Thursday, March 26, 2015

Senate Budget Resolution Amendment Votes Provide Opportunities for Issue-Testing

A wide ranging and lengthy series of votes on non-binding amendments to the Budget Resolution being debated on the Senate floor this week is providing issue-backers and opponents opportunities to see where Senators stand on a variety of matters. Several of the issues in amendments being offered are relevant to water and agricultural resources in the Mississippi River Basin and elsewhere. For example, Sen. John Barrasso (R-WY) offered an amendment limiting EPA's ability to adopt "an expanded and broad regulatory definition of ‘Waters of the United States,’" which was approved on a 59-40 vote (Sen.
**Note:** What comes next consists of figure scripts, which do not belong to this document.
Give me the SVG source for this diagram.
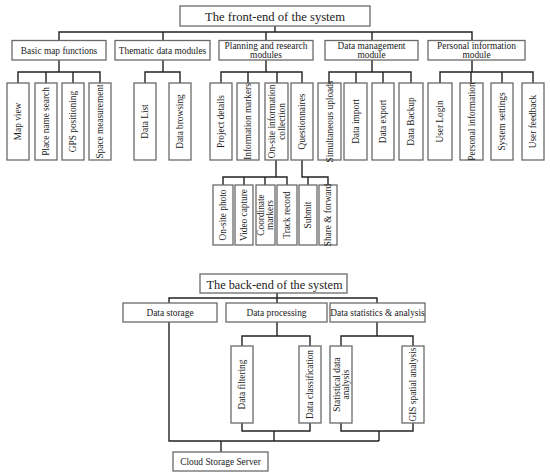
<svg xmlns="http://www.w3.org/2000/svg" width="550" height="476" viewBox="0 0 550 476">
<style>
rect{fill:#fff;stroke:#6a6a6a;stroke-width:1.3}
text{font-family:"Liberation Serif","Times New Roman",serif;fill:#222;text-anchor:middle;dominant-baseline:central}
.t{font-size:13px}
.m{font-size:9.4px}
.l{font-size:9.3px}
#connectors path{fill:none;stroke:#222;stroke-width:1.4}
</style>
<rect x="0" y="0" width="550" height="476" style="fill:#fff;stroke:none"/>
<g id="connectors">
<path d="M275 26V32M59 40V32H472V40M163 32V40M266 32V40M372 32V40"/>
<path d="M59 60V72M18 83V72H100V83M46 72V83M73 72V83"/>
<path d="M163 60V72M145 83V72H180V83"/>
<path d="M266 60V72M221 83V72H302V83M248 72V83M277 72V83"/>
<path d="M372 60V72M329 83V72H411V83M356 72V83M383 72V83"/>
<path d="M472 60V72M440 83V72H533V83M471 72V83M502 72V83"/>
<path d="M276 160V177M223 185V177H287V185M244 177V185M265 177V185"/>
<path d="M302 160V177H328V185M308 177V185"/>
<path d="M277 293V298M169 303V298H377V303M277 298V303"/>
<path d="M277 322V336M242 346V336H310V346"/>
<path d="M377 322V336M341 346V336H413V346"/>
<path d="M242 423V431H310V423M274 431V441"/>
<path d="M341 423V431H413V423M379 431V441"/>
<path d="M169 322V441H379M221 441V452"/>
</g>
<g id="front-end"><rect x="180" y="6" width="190" height="20"/><text class="t" x="275" y="16.5" textLength="140" lengthAdjust="spacingAndGlyphs">The front-end of the system</text></g>
<g id="basic-map"><rect x="12" y="40.5" width="94" height="19.5"/><text class="m" x="59" y="50.5">Basic map functions</text></g>
<g id="thematic"><rect x="115" y="40.5" width="95" height="19.5"/><text class="m" x="162.5" y="50.5">Thematic data modules</text></g>
<g id="planning"><rect x="219" y="40.5" width="94" height="19.5"/><text class="m" x="266" y="45.5">Planning and research</text><text class="m" x="266" y="55">modules</text></g>
<g id="data-mgmt"><rect x="325" y="40.5" width="93" height="19.5"/><text class="m" x="371.5" y="45.5">Data management</text><text class="m" x="371.5" y="55">module</text></g>
<g id="personal"><rect x="428" y="40.5" width="97" height="19.5"/><text class="m" x="476.5" y="45.5">Personal information</text><text class="m" x="476.5" y="55">module</text></g>

<g id="map-view"><rect x="7" y="83" width="22" height="77"/><text class="l" transform="rotate(-90 18 121.5)" x="18" y="121.5">Map view</text></g>
<g id="place-search"><rect x="35" y="83" width="22" height="77"/><text class="l" transform="rotate(-90 46 121.5)" x="46" y="121.5">Place name search</text></g>
<g id="gps"><rect x="62" y="83" width="22" height="77"/><text class="l" transform="rotate(-90 73 121.5)" x="73" y="121.5">GPS positioning</text></g>
<g id="space-meas"><rect x="89" y="83" width="22" height="77"/><text class="l" transform="rotate(-90 100 121.5)" x="100" y="121.5">Space measurement</text></g>
<g id="data-list"><rect x="134" y="83" width="22" height="77"/><text class="l" transform="rotate(-90 145 121.5)" x="145" y="121.5">Data List</text></g>
<g id="data-browsing"><rect x="169" y="83" width="22" height="77"/><text class="l" transform="rotate(-90 180 121.5)" x="180" y="121.5">Data browsing</text></g>
<g id="project-details"><rect x="210" y="83" width="22" height="77"/><text class="l" transform="rotate(-90 221 121.5)" x="221" y="121.5">Project details</text></g>
<g id="info-markers"><rect x="237" y="83" width="22" height="77"/><text class="l" transform="rotate(-90 248 121.5)" x="248" y="121.5">Information markers</text></g>
<g id="onsite-collection"><rect x="265" y="83" width="23" height="77"/><text class="l" transform="rotate(-90 276.5 121.5)" x="276.5" y="117">On-site information</text><text class="l" transform="rotate(-90 276.5 121.5)" x="276.5" y="126.5">collection</text></g>
<g id="questionnaires"><rect x="291" y="83" width="22" height="77"/><text class="l" transform="rotate(-90 302 121.5)" x="302" y="121.5">Questionnaires</text></g>
<g id="sim-uploads"><rect x="318" y="83" width="23" height="77"/><text class="l" transform="rotate(-90 329.5 121.5)" x="329.5" y="121.5">Simultaneous uploads</text></g>
<g id="data-import"><rect x="344" y="83" width="23" height="77"/><text class="l" transform="rotate(-90 355.5 121.5)" x="355.5" y="121.5">Data import</text></g>
<g id="data-export"><rect x="372" y="83" width="22" height="77"/><text class="l" transform="rotate(-90 383 121.5)" x="383" y="121.5">Data export</text></g>
<g id="data-backup"><rect x="399" y="83" width="24" height="77"/><text class="l" transform="rotate(-90 411 121.5)" x="411" y="121.5">Data Backup</text></g>
<g id="user-login"><rect x="428" y="83" width="24" height="77"/><text class="l" transform="rotate(-90 440 121.5)" x="440" y="121.5">User Login</text></g>
<g id="personal-info"><rect x="460" y="83" width="23" height="77"/><text class="l" transform="rotate(-90 471.5 121.5)" x="471.5" y="121.5">Personal information</text></g>
<g id="system-settings"><rect x="491" y="83" width="22" height="77"/><text class="l" transform="rotate(-90 502 121.5)" x="502" y="121.5">System settings</text></g>
<g id="user-feedback"><rect x="522" y="83" width="22" height="77"/><text class="l" transform="rotate(-90 533 121.5)" x="533" y="121.5">User feedback</text></g>

<g id="onsite-photo"><rect x="213" y="185" width="20" height="60"/><text class="l" transform="rotate(-90 223 215)" x="223" y="215">On-site photo</text></g>
<g id="video-capture"><rect x="235" y="185" width="18" height="60"/><text class="l" transform="rotate(-90 244 215)" x="244" y="215">Video capture</text></g>
<g id="coord-markers"><rect x="256" y="185" width="19" height="60"/><text class="l" transform="rotate(-90 265.5 215)" x="265.5" y="210.5">Coordinate</text><text class="l" transform="rotate(-90 265.5 215)" x="265.5" y="219.5">markers</text></g>
<g id="track-record"><rect x="277" y="185" width="20" height="60"/><text class="l" transform="rotate(-90 287 215)" x="287" y="215">Track record</text></g>
<g id="submit"><rect x="299" y="185" width="18" height="60"/><text class="l" transform="rotate(-90 308 215)" x="308" y="215">Submit</text></g>
<g id="share-forward"><rect x="319" y="185" width="18" height="60"/><text class="l" transform="rotate(-90 328 215)" x="328" y="215">Share &amp; forward</text></g>

<g id="back-end"><rect x="200" y="274" width="147" height="19"/><text class="t" x="274.5" y="284" textLength="136" lengthAdjust="spacingAndGlyphs">The back-end of the system</text></g>
<g id="data-storage"><rect x="123" y="303" width="94" height="19"/><text class="m" x="170" y="312.5">Data storage</text></g>
<g id="data-processing"><rect x="226" y="303" width="101" height="19"/><text class="m" x="276.5" y="312.5">Data processing</text></g>
<g id="data-stats"><rect x="330" y="303" width="95" height="19"/><text class="m" x="377.5" y="312.5">Data statistics &amp; analysis</text></g>
<g id="data-filtering"><rect x="231" y="346" width="22" height="77"/><text class="l" transform="rotate(-90 242 384.5)" x="242" y="384.5">Data filtering</text></g>
<g id="data-classification"><rect x="299" y="346" width="22" height="77"/><text class="l" transform="rotate(-90 310 384.5)" x="310" y="384.5">Data classification</text></g>
<g id="stat-analysis"><rect x="330" y="346" width="22" height="77"/><text class="l" transform="rotate(-90 341 384.5)" x="341" y="380">Statistical data</text><text class="l" transform="rotate(-90 341 384.5)" x="341" y="389">analysis</text></g>
<g id="gis-analysis"><rect x="402" y="346" width="22" height="77"/><text class="l" transform="rotate(-90 413 384.5)" x="413" y="384.5">GIS spatial analysis</text></g>
<g id="cloud-server"><rect x="173" y="452" width="95" height="19"/><text class="m" x="220.5" y="461.5">Cloud Storage Server</text></g>
</svg>
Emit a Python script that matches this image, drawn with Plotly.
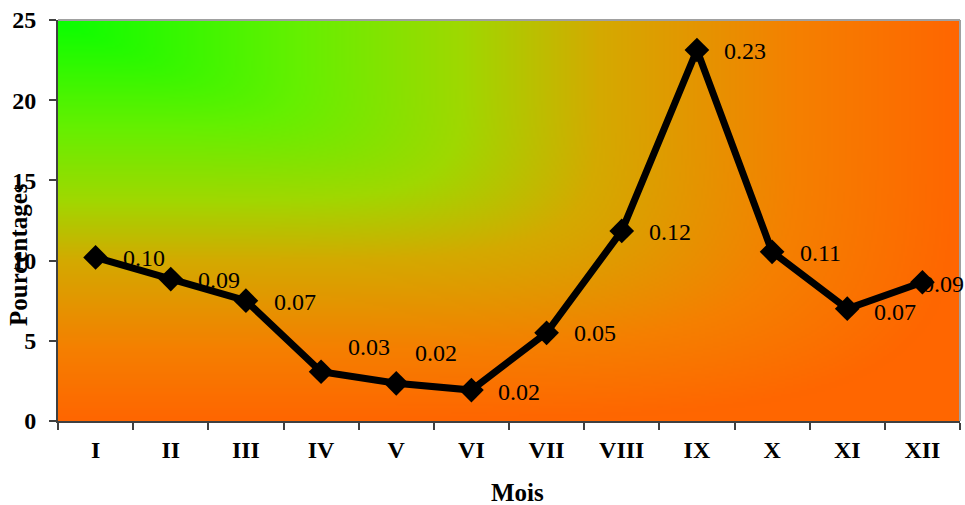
import base64, struct, zlib
import numpy as np
import plotly.graph_objects as go

# ---- data ----
months = ["I", "II", "III", "IV", "V", "VI", "VII", "VIII", "IX", "X", "XI", "XII"]
values = [10.2, 8.85, 7.5, 3.07, 2.35, 1.93, 5.5, 11.85, 23.13, 10.55, 7.0, 8.65]
labels = ["0.10", "0.09", "0.07", "0.03", "0.02", "0.02", "0.05", "0.12", "0.23", "0.11", "0.07", "0.09"]
y_ticks = [0, 5, 10, 15, 20, 25]

# label offsets (px) - style only
lab_dx = [48, 48, 49, 48, 40, 48, 48, 48, 48, 48, 48, 21]
lab_dy = [-1, -1, -1, 25, 30, -2, 0, -1, -1, -1, -3, -2]

FONT = "Liberation Serif, Times New Roman, serif"

# ---- gradient background image (style) ----
def make_png(rgb):
    h, w, _ = rgb.shape
    raw = b"".join(b"\x00" + rgb[i].astype(np.uint8).tobytes() for i in range(h))
    def chunk(tag, data):
        c = struct.pack(">I", len(data)) + tag + data
        return c + struct.pack(">I", zlib.crc32(tag + data) & 0xFFFFFFFF)
    png = b"\x89PNG\r\n\x1a\n"
    png += chunk(b"IHDR", struct.pack(">IIBBBBB", w, h, 8, 2, 0, 0, 0))
    png += chunk(b"IDAT", zlib.compress(raw, 9))
    png += chunk(b"IEND", b"")
    return "data:image/png;base64," + base64.b64encode(png).decode()

W, H = 451, 200
uu, vv = np.meshgrid(np.linspace(0, 1, W), np.linspace(0, 1, H))
d = np.clip((uu ** 6 + vv ** 6) ** (1 / 6), 0, 1)
stops = [0.0, 0.27, 0.45, 0.6, 0.82, 1.0]
cols = np.array([[10, 255, 0], [102, 240, 0], [160, 216, 0], [212, 170, 0], [245, 128, 0], [255, 102, 0]], float)
img = np.stack([np.interp(d, stops, cols[:, k]) for k in range(3)], axis=-1)
bg_src = make_png(img)

fig = go.Figure()
fig.add_trace(go.Scatter(
    x=months, y=values, mode="lines+markers",
    line=dict(color="black", width=7),
    marker=dict(symbol="diamond", size=19, color="black"),
    hoverinfo="skip", showlegend=False, cliponaxis=False,
))

for m, v, t, dx, dy in zip(months, values, labels, lab_dx, lab_dy):
    fig.add_annotation(x=m, y=v, xref="x", yref="y", text=t, showarrow=False,
                       xshift=dx, yshift=dy, xanchor="center", yanchor="middle",
                       font=dict(family=FONT, size=24, color="black"))

fig.add_annotation(text="<b>Pourcentages</b>", xref="paper", yref="paper", x=0, y=0.414,
                   xshift=-39, textangle=-90, showarrow=False, xanchor="center", yanchor="middle",
                   font=dict(family=FONT, size=25, color="black"))
fig.add_annotation(text="<b>Mois</b>", xref="paper", yref="paper", x=0.509, y=0,
                   yshift=-71, showarrow=False, xanchor="center", yanchor="middle",
                   font=dict(family=FONT, size=25, color="black"))

fig.add_layout_image(dict(source=bg_src, xref="paper", yref="paper", x=0, y=1,
                          sizex=1, sizey=1, xanchor="left", yanchor="top",
                          sizing="stretch", layer="below"))

# top & right borders
fig.add_shape(type="line", xref="paper", yref="paper", x0=0, x1=1, y0=1, y1=1,
              line=dict(color="#a0a0a0", width=2))
fig.add_shape(type="line", xref="paper", yref="paper", x0=1, x1=1, y0=0, y1=1,
              line=dict(color="#a0a0a0", width=2))

fig.update_layout(
    width=965, height=505,
    margin=dict(l=58, r=5, t=20, b=84),
    paper_bgcolor="white", plot_bgcolor="rgba(0,0,0,0)",
    font=dict(family=FONT, color="black"),
)
fig.update_xaxes(
    type="category", categoryorder="array", categoryarray=months,
    tickson="boundaries", ticks="outside", ticklen=7, tickwidth=1.5, tickcolor="#404040",
    showline=True, linecolor="#404040", linewidth=2, showgrid=False, zeroline=False,
    tickfont=dict(family=FONT, size=24, color="black"), ticklabelstandoff=6,
    tickvals=months, ticktext=["<b>%s</b>" % m for m in months],
    range=[-0.5, 11.5],
)
fig.update_yaxes(
    range=[0, 25], tickvals=y_ticks, ticktext=["<b>%d</b>" % t for t in y_ticks],
    ticks="outside", ticklen=7, tickwidth=1.5, tickcolor="#404040",
    showline=True, linecolor="#404040", linewidth=2, showgrid=False, zeroline=False,
    tickfont=dict(family=FONT, size=24, color="black"), ticklabelstandoff=8,
)

fig.write_html("out.html")
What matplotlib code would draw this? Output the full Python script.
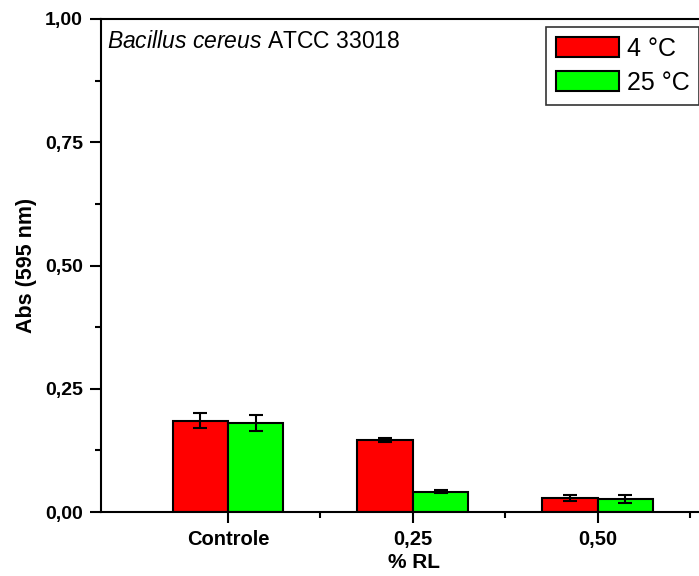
import numpy as np
import matplotlib.pyplot as plt
from matplotlib.ticker import MultipleLocator

plt.rcParams['font.family'] = ['Liberation Sans', 'DejaVu Sans']
plt.rcParams['mathtext.fontset'] = 'custom'
plt.rcParams['mathtext.rm'] = 'Liberation Sans'
plt.rcParams['mathtext.it'] = 'Liberation Sans:italic'

categories = ['Controle', '0,25', '0,50']
abs_4c = [0.185, 0.146, 0.028]
err_4c = [0.015, 0.005, 0.006]
abs_25c = [0.181, 0.041, 0.026]
err_25c = [0.016, 0.003, 0.008]
yticks = [0.0, 0.25, 0.50, 0.75, 1.00]
ytick_labels = ['0,00', '0,25', '0,50', '0,75', '1,00']

fig = plt.figure(figsize=(6.99, 5.76), dpi=100)
# axes run off the right edge, as in the original export
ax = fig.add_axes([101/699, 64/576, 626/699, 493/576])

x = np.arange(1, len(categories) + 1)
w = 0.3
err_kw = dict(ecolor='black', elinewidth=1.5, capsize=5, capthick=1.5)
ax.bar(x - w/2, abs_4c, w, yerr=err_4c, color='#ff0000', edgecolor='black',
       linewidth=1.5, label='4 °C', error_kw=err_kw)
ax.bar(x + w/2, abs_25c, w, yerr=err_25c, color='#00ff00', edgecolor='black',
       linewidth=1.5, label='25 °C', error_kw=err_kw)

ax.set_xlim(0.313, 3.7)
ax.set_ylim(0, 1.0)
ax.set_xticks(x)
ax.set_xticklabels(categories, fontsize=14.5, fontweight='bold')
ax.set_xticks(x + 0.5, minor=True)
ax.set_yticks(yticks)
ax.set_yticklabels(ytick_labels, fontsize=14, fontweight='bold')
ax.yaxis.set_minor_locator(MultipleLocator(0.125))
ax.tick_params(which='major', direction='out', length=8, width=1.5)
ax.tick_params(which='minor', direction='out', length=4, width=1.5)
ax.tick_params(axis='x', pad=5)
ax.tick_params(axis='y', pad=5)

for s in ax.spines.values():
    s.set_linewidth(1.5)
ax.spines['right'].set_visible(False)

ax.set_xlabel('% RL', fontsize=15, fontweight='bold', labelpad=3)
ax.set_ylabel('Abs (595 nm)', fontsize=15.5, fontweight='bold', labelpad=6)

ax.text(0.01, 0.977, r'$Bacillus\ cereus$ ATCC 33018', transform=ax.transAxes,
        fontsize=16.5, va='top', ha='left')

leg = ax.legend(loc='upper left', bbox_to_anchor=(0.711, 0.984), fontsize=18,
                frameon=True, fancybox=False, edgecolor='black', handlelength=2.5,
                handleheight=0.88, handletextpad=0.32, borderpad=0.4,
                labelspacing=0.4, borderaxespad=0)
leg.get_frame().set_linewidth(1.2)

fig.savefig('out.png', dpi=100)
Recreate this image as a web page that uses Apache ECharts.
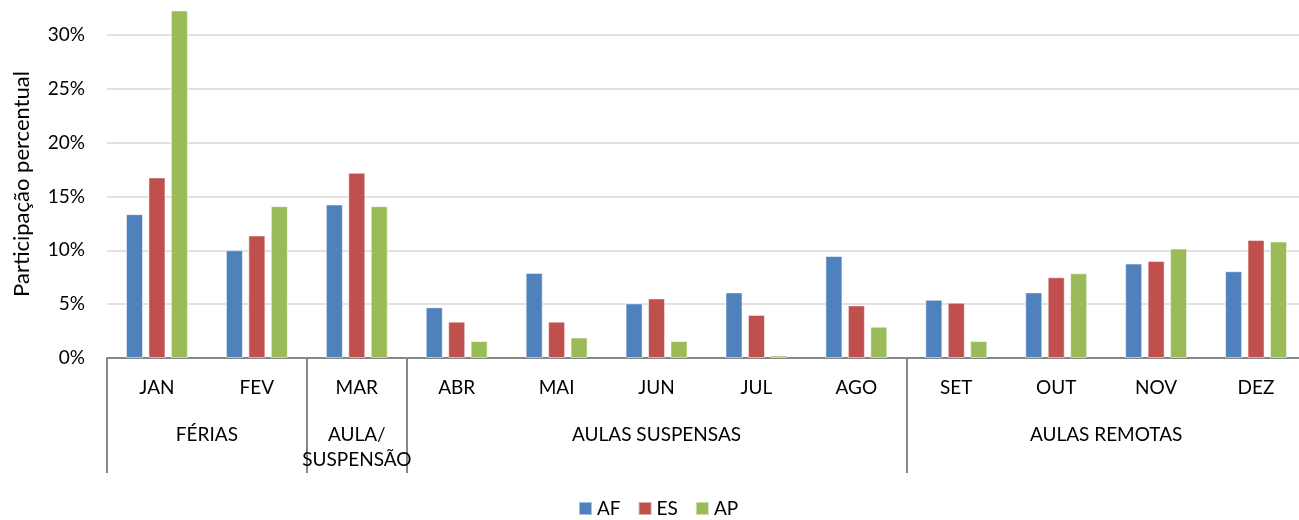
<!DOCTYPE html>
<html>
<head>
<meta charset="utf-8">
<script src="https://cdn.jsdelivr.net/npm/echarts@6/dist/echarts.min.js"></script>
<style>
  html, body { margin: 0; padding: 0; background: #fff; }
  #chart { width: 1299px; height: 520px; }
</style>
</head>
<body>
<div id="chart"></div>
<script>
  // meses e séries
  var months = ['JAN', 'FEV', 'MAR', 'ABR', 'MAI', 'JUN', 'JUL', 'AGO', 'SET', 'OUT', 'NOV', 'DEZ'];
  var afValues = [13.35, 10.0, 14.25, 4.7, 7.9, 5.07, 6.09, 9.47, 5.4, 6.09, 8.76, 8.05];
  var esValues = [16.76, 11.37, 17.19, 3.37, 3.37, 5.53, 4.0, 4.88, 5.13, 7.49, 9.0, 10.96];
  var apValues = [32.26, 14.09, 14.09, 1.57, 1.9, 1.57, 0.23, 2.9, 1.57, 7.86, 10.16, 10.81];
  var yTicks = [0, 5, 10, 15, 20, 25, 30];

  // grupos: nome e intervalo de meses (índice inicial e final)
  var groupNames = ['FÉRIAS', 'AULA/\nSUSPENSÃO', 'AULAS SUSPENSAS', 'AULAS REMOTAS'];
  var groupFrom = [0, 2, 3, 8];
  var groupTo = [1, 2, 7, 11];

  // eixo auxiliar em meias-categorias (0..24) para rótulos e separadores dos grupos
  var halfSlots = [];
  for (var i = 0; i <= months.length * 2; i++) halfSlots.push('');
  var separators = {};
  groupNames.forEach(function (name, g) {
    halfSlots[groupFrom[g] + groupTo[g] + 1] = name;
    separators[groupFrom[g] * 2] = true;
  });
  separators[months.length * 2] = true;

  var font = 'Lato, "Open Sans", sans-serif';
  var chart = echarts.init(document.getElementById('chart'));
  chart.setOption({
    animation: false,
    textStyle: { fontFamily: font },
    grid: { left: 107, right: -7, top: 10, bottom: 162, outerBoundsMode: 'none' },
    legend: {
      bottom: -3,
      left: 573,
      icon: 'rect',
      itemWidth: 13,
      itemHeight: 13,
      itemGap: 17,
      textStyle: { fontSize: 19, color: '#000', fontFamily: font },
      data: ['AF', 'ES', 'AP']
    },
    xAxis: [{
      type: 'category',
      data: months,
      position: 'bottom',
      axisLine: { lineStyle: { color: '#868686', width: 2 } },
      axisTick: { show: false },
      axisLabel: { interval: 0, margin: 20, fontSize: 19, color: '#000', fontFamily: font }
    }, {
      type: 'category',
      data: halfSlots,
      position: 'bottom',
      boundaryGap: false,
      axisLine: { show: false },
      axisTick: {
        show: true,
        length: 115,
        interval: function (idx) { return !!separators[idx]; },
        lineStyle: { color: '#868686', width: 2 }
      },
      axisLabel: {
        interval: function (idx, val) { return val !== ''; },
        margin: 64,
        fontSize: 19,
        lineHeight: 25,
        color: '#000',
        fontFamily: font
      },
      splitLine: { show: false }
    }],
    yAxis: {
      type: 'value',
      min: yTicks[0],
      max: 32.3,
      interval: yTicks[1] - yTicks[0],
      name: 'Participação percentual',
      nameLocation: 'middle',
      nameGap: 74,
      nameRotate: 90,
      nameTextStyle: { fontSize: 22, color: '#000', fontFamily: font },
      axisLine: { show: false },
      axisTick: { show: false },
      axisLabel: {
        margin: 22,
        fontSize: 19,
        color: '#000',
        fontFamily: font,
        showMaxLabel: false,
        formatter: function (v) { return yTicks.indexOf(v) >= 0 ? v + '%' : ''; }
      },
      splitLine: { showMaxLine: false, lineStyle: { color: '#d9d9d9', width: 1.5 } }
    },
    series: [
      { name: 'AF', type: 'bar', data: afValues, barWidth: 17, barGap: '32%',
        itemStyle: { color: '#4F81BD', borderColor: 'rgba(255,255,255,0.5)', borderWidth: 1 } },
      { name: 'ES', type: 'bar', data: esValues, barWidth: 17, barGap: '32%',
        itemStyle: { color: '#C0504D', borderColor: 'rgba(255,255,255,0.5)', borderWidth: 1 } },
      { name: 'AP', type: 'bar', data: apValues, barWidth: 17, barGap: '32%',
        itemStyle: { color: '#9BBB59', borderColor: 'rgba(255,255,255,0.5)', borderWidth: 1 } }
    ]
  });
</script>
</body>
</html>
Ted Cruz (R-TX), already on record opposing the rule, did not vote).  In the Mississippi River Basin, Democratic Senators McCaskill (MO), Manchin (WV), Heitkamp (ND) and Klobuchar (MN) joined Republicans in voting for the Barrasso amendment. Klobuchar voted against a similar Barrasso amendment in 2013.

Ninety-nine senators voted to approve an amendment from Sen. Debbie Stabenow (D-MI) establishing what amounts to a budgetary placeholder for "keeping the Federal Water Pollution Control Act focused on protection of water quality." And Sen. Jeff Flake (R-AZ) has sponsored several amendments critical of USDA's crop insurance program (not voted on yet).

The Senate's amendment roulette is set to proceed into the early hours of Friday morning, after which the chamber is expected to pass its budget resolution, before recessing for two weeks (here is the current list of pending amendments).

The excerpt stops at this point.